Councilors Agree to Greater Input on Major Spending; Macek Says Schools Must Step Up

Haverhill City Councilor John A. Michitson. (WHAV News file photograph by Jay Saulnier.)

Haverhill City Council President John A. Michitson. (WHAV News photograph by Jay Saulnier.)

Haverhill City Council President John A. Michitson last week asked for more resident input on the city’s spending priority list.

Councilors agreed to keep large projects, in Michitson’s words, “front and center” with a new list of city needs prepared a month before budget talks begin. The president’s target list includes school roofs; city roads, bridges, water and sewer treatment; handicapped accessibility; and equipment such as fire trucks.

“We need to allocate significantly more funding for critical capital improvements,” Michitson said.

Michitson said such spending helps residents improve quality of life; save money over the long term by, for example, fixing roofs before interiors are ruined; and avoid Proposition 2 ½ tax hikes. He said the mayor spends about $700,000 each year on such capital items.

Councilors and Mayor James J. Fiorentini largely agreed, but there was some debate about where responsibility rests for school building problems. Councilor Timothy J. Jordan outlined timing problems, while Councilor William J. Macek placed the blame squarely on the School Committee.

Haverhill City Councilor William J. Macek. (WHAV News photograph by Jay Saulnier.)

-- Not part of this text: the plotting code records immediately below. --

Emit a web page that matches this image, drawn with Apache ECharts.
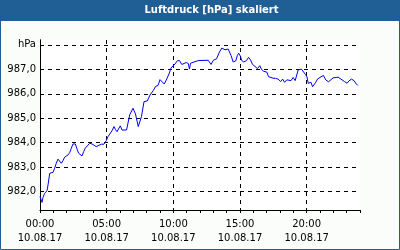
<!DOCTYPE html>
<html><head><meta charset="utf-8">
<script src="https://cdn.jsdelivr.net/npm/echarts@6/dist/echarts.min.js"></script>
<style>html,body{margin:0;padding:0;background:#fafdfa;}#c{width:400px;height:250px;}</style>
</head><body><div id="c"></div>
<script>
var title = 'Luftdruck [hPa] skaliert';
var dateLabel = '10.08.17';
var yTicks = [982, 983, 984, 985, 986, 987, 988];
var xLabelHours = [0, 5, 10, 15, 20];
var hours = [0,0.15,0.225,0.35,0.525,0.6,0.73,0.85,0.975,1.10,1.22,1.35,1.48,1.60,1.725,1.85,2.10,2.23,2.35,2.475,2.65,2.80,2.90,3.15,3.28,3.40,3.55,3.73,3.90,4.05,4.22,4.35,4.60,4.80,4.97,5.10,5.23,5.40,5.55,5.65,5.775,6.02,6.15,6.49,6.73,6.975,7.16,7.37,7.61,7.80,8.05,8.25,8.51,8.66,8.85,9.00,9.15,9.32,9.51,9.70,9.825,9.95,10.125,10.30,10.46,10.635,10.76,10.965,11.12,11.21,11.29,11.40,11.87,12.62,12.825,13.00,13.24,13.46,13.635,13.75,13.875,14.115,14.22,14.325,14.49,14.685,14.80,14.90,15.04,15.13,15.285,15.49,15.64,15.79,15.94,16.125,16.31,16.485,16.61,16.78,17.01,17.14,17.27,17.475,17.66,17.87,18.05,18.20,18.34,18.51,18.65,18.825,18.99,19.14,19.25,19.365,19.61,19.76,19.91,20.025,20.115,20.235,20.325,20.44,20.55,20.66,20.81,21.00,21.15,21.26,21.43,21.64,21.79,21.975,22.125,22.365,22.575,22.84,23.025,23.175,23.36,23.55,23.715,23.835];
var pressure = [981.80,981.56,981.77,981.93,982.04,982.27,982.75,982.82,982.79,982.96,983.16,983.33,983.30,983.16,983.27,983.41,983.50,983.60,983.78,983.95,983.95,983.71,983.57,983.46,983.64,983.78,983.84,983.98,983.95,983.91,983.84,983.91,983.94,983.94,984.09,984.25,984.32,984.49,984.66,984.55,984.45,984.69,984.52,984.52,985.14,985.41,985.18,984.66,985.07,985.68,985.71,985.95,986.14,986.30,986.34,986.58,986.59,986.40,986.61,986.85,987.06,987.12,987.22,987.35,987.36,987.20,987.18,987.28,987.24,987.01,987.25,987.27,987.36,987.37,987.20,987.37,987.43,987.71,987.87,987.90,987.80,987.83,987.88,987.57,987.30,987.35,987.57,987.66,987.53,987.36,987.30,987.36,987.49,987.39,987.20,987.12,987.03,987.15,987.00,986.92,986.89,986.70,986.63,986.64,986.63,986.60,986.50,986.60,986.47,986.57,986.62,986.54,986.67,986.54,986.50,986.98,987.01,986.94,986.79,986.69,986.43,986.38,986.47,986.29,986.23,986.45,986.60,986.67,986.63,986.75,986.57,986.49,986.51,986.65,986.68,986.68,986.60,986.50,986.43,986.53,986.60,986.54,986.41,986.34];

var data = hours.map(function(h, i){ return [h, pressure[i]]; });
var FONT = 'DejaVu Sans';
var chart = echarts.init(document.getElementById('c'), null, {renderer:'canvas'});
var dash = {color:'#000', type:[4,4], width:1};
chart.setOption({
  animation:false,
  backgroundColor:'#fafdfa',
  grid:{left:40, right:40, top:40, bottom:40, show:true, backgroundColor:'#ffffff', borderWidth:0},
  graphic:[
    {type:'rect', shape:{x:0.5,y:0.5,width:399,height:249}, style:{fill:null, stroke:'#1f5f96', lineWidth:1}, z:100},
    {type:'rect', shape:{x:0,y:0,width:400,height:21}, style:{fill:'#1f5f96'}, z:101},
    {type:'text', x:211.5, y:10.5, style:{text:title, fill:'#ffffff', font:'bold 10px "DejaVu Sans"', align:'center', verticalAlign:'middle'}, z:102}
  ],
  xAxis:[
    {type:'value', min:0, max:24, interval:1, position:'bottom',
     axisLine:{show:true, lineStyle:{color:'#000', width:1}},
     axisTick:{show:true, length:3, inside:false, lineStyle:{color:'#000'}},
     axisLabel:{show:false}, splitLine:{show:false}},
    {type:'value', min:0, max:24, interval:5, position:'bottom',
     axisLine:{show:false}, axisTick:{show:false},
     axisLabel:{show:true, margin:8, color:'#000', fontFamily:FONT, fontSize:10, lineHeight:13.5,
       showMaxLabel:false,
       formatter:function(v){ if (xLabelHours.indexOf(v) < 0) return ''; var hh = (v<10?'0':'')+v; return hh+':00\n'+dateLabel; }},
     splitLine:{show:true, showMinLine:false, showMaxLine:false, lineStyle:dash}}
  ],
  yAxis:[
    {type:'value', min:981.25, max:988.2, position:'left',
     axisLine:{show:true, lineStyle:{color:'#000', width:1}},
     axisTick:{show:false, customValues:yTicks},
     axisLabel:{show:true, margin:4, color:'#000', fontFamily:FONT, fontSize:10, customValues:yTicks,
       formatter:function(v){ if (Math.abs(v-988)<1e-6) return 'hPa'; return v.toFixed(1).replace('.', ','); }},
     splitLine:{show:true, lineStyle:dash}},
    {type:'value', min:981.25, max:988.2, position:'right',
     axisLine:{show:true, lineStyle:{color:'#000', width:1}},
     axisTick:{show:false}, axisLabel:{show:false}, splitLine:{show:false}}
  ],
  series:[{type:'line', xAxisIndex:0, yAxisIndex:0, data:data, showSymbol:false, symbol:'none',
    lineStyle:{color:'#0000ee', width:1}, z:5}]
});
</script></body></html>
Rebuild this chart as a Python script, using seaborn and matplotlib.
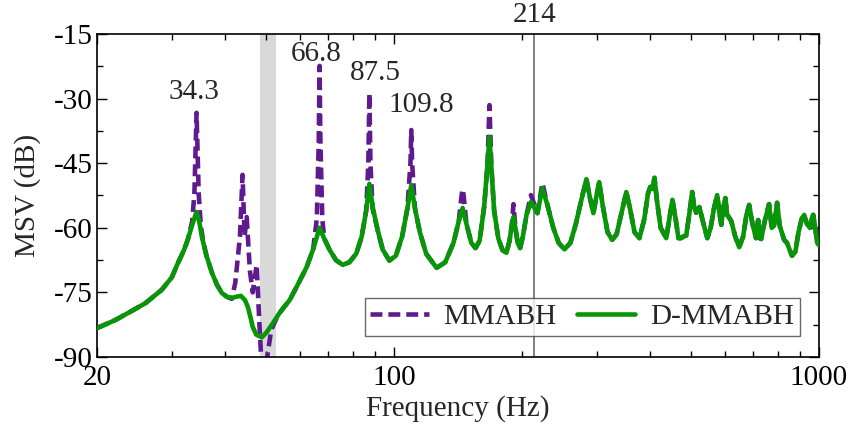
import numpy as np
import pandas as pd
import matplotlib
matplotlib.use("Agg")
import matplotlib.pyplot as plt
from matplotlib.ticker import FixedLocator, NullFormatter, MultipleLocator
import seaborn as sns

# D-MMABH curve (Hz, dB)
freq_d = [20, 22, 23.65, 26, 28.4, 30, 31.0, 32.0, 32.7, 33.5, 34.3, 34.8, 35.3, 36.2,
          37.3, 38.3, 39.3, 40.4, 41.5, 42.6, 43.6, 44.6, 45.3, 46.0, 46.5, 47.4, 48.3,
          48.9, 50.2, 51.9, 54.0, 56.8, 59.5, 62.3, 64.5, 66.8, 68.5, 70.6, 73.0, 75.7,
          78.5, 81.5, 83.9, 86.0, 87.5, 89.0, 91.5, 94.0, 97.5, 101, 104.5, 107.5, 109.8,
          112, 115, 119, 125.9, 132, 138, 142, 145, 148, 152, 155.5, 159, 163, 166, 167.7,
          169.5, 172, 176, 180, 183.9, 187, 189.5, 191, 193, 195.5, 198, 201, 205, 210,
          217.5, 223.4, 230, 237, 244, 251.8, 260, 268, 276, 283.6, 289, 294.5, 299, 304,
          310, 318, 326, 334, 343, 352, 360, 368, 378, 388, 396, 401, 406, 410, 416, 424,
          437, 446, 452, 460, 467, 474, 480, 487, 495, 503, 508, 514, 523, 533, 546, 556,
          566, 576, 582, 589, 596, 602, 608, 615, 622, 635, 649, 663, 675, 685, 697, 711,
          719, 725, 731, 745, 763, 774, 784, 797, 808, 828, 841, 852, 864, 880, 895, 910,
          923, 936, 953, 962, 969, 980, 990, 1000]
msv_d = [-83.3, -81.5, -79.8, -77.5, -74.4, -71.5, -68.2, -65.3, -62.8, -59.3, -56.3, -58.5,
         -62.1, -66.5, -70.5, -73.2, -75.1, -76.0, -76.3, -76.0, -75.8, -76.8, -78.4, -81.0,
         -83.0, -84.8, -85.2, -85.4, -84.2, -82.1, -79.5, -76.8, -73.0, -69.1, -65.0, -60.0,
         -62.5, -65.2, -67.5, -68.6, -68.0, -66.0, -62.1, -56.0, -49.8, -55.0, -60.5, -65.0,
         -67.6, -66.5, -62.0, -55.5, -50.1, -55.5, -61.0, -66.0, -69.3, -68.0, -63.5, -58.5,
         -55.4, -59.0, -63.5, -64.7, -63.0, -55.0, -45.0, -38.9, -46.0, -56.0, -62.5, -65.2,
         -65.8, -63.0, -59.0, -57.5, -60.0, -63.6, -64.7, -62.0, -57.0, -54.0, -56.6, -50.8,
         -55.0, -60.0, -63.5, -65.0, -63.5, -59.0, -53.5, -48.7, -53.0, -56.6, -53.0, -49.4,
         -55.0, -61.0, -62.8, -61.5, -56.5, -51.7, -56.0, -61.0, -62.4, -58.0, -52.0, -50.5,
         -51.0, -48.4, -54.0, -60.0, -62.4, -57.0, -53.5, -58.0, -62.4, -62.4, -62.0, -61.8,
         -57.0, -51.7, -54.8, -56.5, -55.2, -58.5, -62.4, -60.0, -55.5, -52.4, -56.0, -59.3,
         -55.0, -53.1, -57.0, -57.7, -58.5, -62.0, -64.5, -62.0, -57.0, -54.7, -59.0, -62.4,
         -58.2, -62.4, -62.6, -58.5, -54.5, -60.0, -59.5, -54.2, -59.5, -62.8, -63.5, -65.0,
         -66.5, -65.5, -61.0, -58.0, -57.0, -59.0, -60.0, -58.0, -57.0, -60.0, -63.5, -64.0]

# MMABH below 230 Hz (above it the two curves coincide)
freq_m_low = [20, 22, 23.65, 26, 28.4, 30, 31.0, 32.0, 32.7, 33.5, 33.9, 34.3, 34.7, 35.1,
              35.6, 36.2, 37.3, 38.3, 39.3, 40.4, 41.5, 42.3, 43.4, 44.0, 44.5, 45.0, 45.8,
              46.5, 47.5, 48.2, 48.7, 49.5, 50.3, 51.4, 53.2, 55.0, 56.8, 59.5, 62.3, 64.5,
              65.8, 66.5, 66.8, 67.1, 67.8, 68.5, 70.6, 73.0, 75.7, 78.5, 81.5, 83.9, 86.0,
              87.0, 87.5, 88.0, 89.0, 91.5, 94.0, 97.5, 101, 104.5, 107.5, 109.3, 109.8,
              110.3, 112, 115, 119, 125.9, 132, 138, 142, 144.2, 145, 145.8, 148, 152, 155.5,
              159, 163, 166, 167.7, 169.5, 172, 176, 180, 183.9, 187, 189.5, 191, 193, 195.5,
              198, 201, 205, 210, 217.5, 223.4, 230]
msv_m_low = [-83.3, -81.5, -79.8, -77.5, -74.4, -71.5, -68.2, -65.3, -62.8, -58.5, -52.0,
             -33.3, -52.0, -59.5, -63.5, -66.5, -70.5, -73.2, -75.1, -76.0, -76.5, -72.8,
             -62.0, -47.7, -62.0, -57.5, -70.0, -75.0, -68.6, -82.0, -90.5, -95.0, -90.0,
             -83.7, -80.5, -78.5, -76.8, -73.0, -69.1, -65.0, -58.0, -40.0, -22.4, -40.0,
             -58.0, -62.5, -65.2, -67.5, -68.6, -68.0, -66.0, -62.1, -56.0, -45.0, -28.7,
             -45.0, -55.5, -60.5, -65.0, -67.6, -66.5, -62.0, -55.5, -45.0, -37.3, -45.0,
             -55.5, -61.0, -66.0, -69.3, -68.0, -63.5, -58.5, -52.5, -51.0, -52.5, -59.0,
             -63.5, -64.7, -63.0, -55.0, -45.0, -31.5, -46.0, -56.0, -62.5, -65.2, -65.8,
             -63.0, -59.0, -54.5, -60.0, -63.6, -64.7, -62.0, -57.0, -52.4, -56.6, -49.6,
             -55.0]

peak_freqs = [34.3, 66.8, 87.5, 109.8]
peak_text_x = [33.8, 65.7, 90.2, 115.7]
peak_text_y = [-28.5, -19.6, -24.1, -31.5]
band = (48.4, 52.7)
marker_freq = 214

freq_m = freq_m_low + [f for f in freq_d if f > 230]
msv_m = msv_m_low + [v for f, v in zip(freq_d, msv_d) if f > 230]

df_m = pd.DataFrame({"f": freq_m, "msv": msv_m})
df_d = pd.DataFrame({"f": freq_d, "msv": msv_d})

sns.set_style("ticks")
plt.rcParams["font.family"] = ["Liberation Serif", "DejaVu Serif"]
plt.rcParams["axes.unicode_minus"] = False

purple = "#5f1b8d"
green = "#069606"
fs = 21

fig = plt.figure(figsize=(8.52, 4.30), dpi=100)
ax = fig.add_axes([97 / 852, 1 - 357 / 430, 722 / 852, 323 / 430])

ax.axvspan(band[0], band[1], color="#d9d9d9", zorder=0, lw=0)
ax.axvline(marker_freq, color="#777777", lw=1.3, zorder=1)

sns.lineplot(data=df_m, x="f", y="msv", ax=ax, color=purple, lw=3.3,
             linestyle="--", estimator=None, sort=False,
             label="MMABH", zorder=2)
sns.lineplot(data=df_d, x="f", y="msv", ax=ax, color=green, lw=3.3,
             estimator=None, sort=False, label="D-MMABH", zorder=3)
ax.lines[-2].set_dashes((2.6, 1.3))

ax.set_xscale("log")
ax.set_xlim(20, 1000)
ax.set_ylim(-90, -15)
ax.xaxis.set_major_locator(FixedLocator([20, 100, 1000]))
ax.set_xticklabels(["20", "100", "1000"])
ax.xaxis.set_minor_locator(FixedLocator([30, 40, 50, 60, 70, 80, 90,
                                         200, 300, 400, 500, 600, 700, 800, 900]))
ax.xaxis.set_minor_formatter(NullFormatter())
ax.yaxis.set_major_locator(MultipleLocator(15))
ax.yaxis.set_minor_locator(MultipleLocator(7.5))

ax.tick_params(which="both", direction="in", top=True, right=True, labelsize=fs,
               width=1.0, colors="black")
ax.tick_params(which="major", length=7)
ax.tick_params(which="minor", length=4.5)
ax.tick_params(axis="x", pad=6)
ax.tick_params(axis="y", pad=3)
for s in ax.spines.values():
    s.set_linewidth(1.2)
    s.set_color("black")

ax.set_xlabel("Frequency (Hz)", fontsize=fs, labelpad=3)
ax.set_ylabel("MSV (dB)", fontsize=fs, labelpad=9)

for lab, tx, ty in zip(peak_freqs, peak_text_x, peak_text_y):
    ax.text(tx, ty, f"{lab}", ha="center", va="center", fontsize=fs)
ax.text(marker_freq, -10.6, f"{marker_freq}", ha="center", va="center",
        fontsize=fs, clip_on=False)

leg = ax.legend(loc="lower right", bbox_to_anchor=(0.973, 0.065), ncol=2,
                fontsize=fs, frameon=True, fancybox=False, handlelength=2.0,
                columnspacing=0.7, handletextpad=0.5, borderpad=0.2,
                borderaxespad=0)
leg.get_frame().set_edgecolor("#444444")
leg.get_frame().set_linewidth(1.0)

fig.savefig("out.png", dpi=100)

Jordan argued the city needs to tackle more than one school at a time, unlike the current plan that calls for Albert B. Consentino School to come in five years while others like John Greenleaf Whittier school have to wait eight or nine years. “On the school side—I mean really—we’re currently operating in crisis management mode. We’re not in a strategic planning mode where we are at today,” he said.

However, Macek said, councilors did not know until recently the extent of school building problems. “Where is the School Committee? Why are we doing School Committee work even in doing studies for schools and everything?” he asked.

Macek said the school department isn’t taking care of their buildings and he is opposed to, what he called, “a real dramatic increase in taxes.”

Back in November, then-School Committee Vice Chairman Paul A. Magliocchetti presented a list of school needs to the City Council. He said the city is “short changing” children by restricting technology upgrades like new Chromebooks and failing to properly maintain buildings. Magliocchetti noted students and teachers are often forced to work around buckets in classrooms to accommodate leaky roofs.